Sarah Jaffe: Too Young to Sound This Experienced

Jul 1, 2011 at 11:12 am
Sarah Jaffe: Too Young to Sound This Experienced
Photo by Chris Phelps

Sarah Jaffe looks like an elf and sings like a storm. The singer-songwriter comparisons to Cat Power are almost inevitable at this point, but her gender is a factor she remains almost aggressively tied to. The 25-year-old's first guitar cost $10 at a garage sale, and though she has upgraded to a Gibson, not much else has changed. And then there's her upbringing, a deeply rooted family focus that has seen her on tour away from her home in Denton, Texas, but never finds her thoughts far from it. A to Z talked to the softspoken singer about her history, her instruments and her new EP before her July 5 show at Off Broadway, opening for Centro-Matic.

Kelsey Whipple: Your sound has matured since your self-released EP in 2008. How have you developed as a songwriter?

Sarah Jaffe: I think when I wrote the EP, at the time I was 22 and songwriting in general was still very fresh to me. There was a newness factor to it. For any writer, as you go along in your career, the importance of composition becomes more weighted than when you first started writing. Now I'm a little bit too aware at times of the structure of a song and how I think it should be and how people will receive it. There's a good quality to that, and there's also a negative side. You get caught up in it. I think I've grown a lot, but I miss those beginning stages every once in a while. It was more freeing.

So much of the press you receive revolves around the female singer-songwriter type. Is this something you're comfortable with?

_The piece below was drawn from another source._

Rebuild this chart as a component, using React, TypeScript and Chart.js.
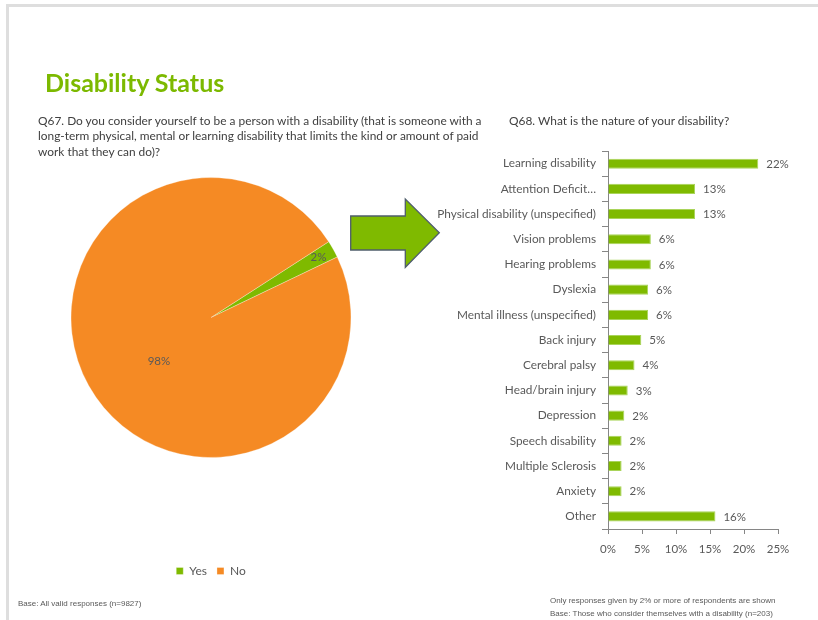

I've personally never had a problem with being a female singer songwriter. I don't know if any of my friends who are in the same world have had problems, either. I think that might just be a reflection of who I work with. Not everyone I work with will stand for that bullshit. I do think that female musicians in general become objects to compare to other female singer-songwriters, which is strange to me. You can hear Andrew Bird and the next person who comes along and sings and plays the violin isn't compared to him, but it seems like on the female side we always earn the same series of comparisons. I've never had a respect issue, though.

At what moment did you decide that this was the direction you would take in life?

It's been as long as I can remember. My mom told me that when I was three and four I just begged for musical instruments. It helps that I grew up in a family that had a deep, deep appreciation for music. It was kind of inevitable for me. My sweet mother, when I was 9, brought home a guitar she had bought at a garage sale down the street for $10. I remember just freaking out and locking myself in my room that entire summer. As far back as my memory can take me, there has never been a back-up plan. It's scary but comforting at the same time. What kind of guitar was it?

It was a classical. It had nylon strings and was just a really cheap guitar. I ended up pawning it about seven years later. It wasn't much, but it has had so much value to me. I learned how to play guitar on it. What do you play now?

I play a Gibson Jumbo. It's a little too jumbo. It's huge. I've had it for going on three years now. My mom took me to get it as well after my 22nd birthday.

What is your favorite song?

A friend of mine actually asked me this last week. I hadn't really thought about it until he asked me, but my choice for what I would listen to the rest of my life would be Nina Simone's "Wild Is the Wind." Her performance and her voice are just heartbreaking, gorgeous. There's no other voice like it. The piano, the voice and her emotion translated in that song are just earth-shattering to me. It's like The Shawshank Redemption. It doesn't matter how many times you hear it. It changes you every time.

When will your new EP, The Way Sound Leaves a Room, be released?

It will be out the first week of September. It's definitely an EP, and five of the songs on it I produced and played every instrument on. It started out as an experimental endeavor for me to learn more instruments, but I ended up writing a slew of songs. The way I go about writing is different with those instruments. I also did a cover with the guys of Midlake on it. It's a small group of songs to introduce the new sound. There are eight songs on it, and I fully plan to re-record some of them for the new full-length I will record in the fall.

Your tour bus broke down last night. What happened?

There have been a lot of in-between details that can make things frustrating on tour. We have been having lots of problems with the van, which was terrible. We got stuck in Harlem when it eventually just broke down, but we lucked out because we're playing in NY tonight.

To what extend does your age influence your music?

I heard someone say once that when you get older, you don't feel an age, like my grandmother for instance. You go about your life, and you're 25 and then 50 and then 60. It's not really on my conscience. It just is. These songs just are. I feel like I operate in a very logical realm and get my emotional balance through songwriting. That's where that reflection comes in. For the most part, I'm logical. I'm doing laundry or sleeping. But when I start writing songs, I reflect. Age may come into play because I definitely have a shit-load to learn, but I don't think it really matters.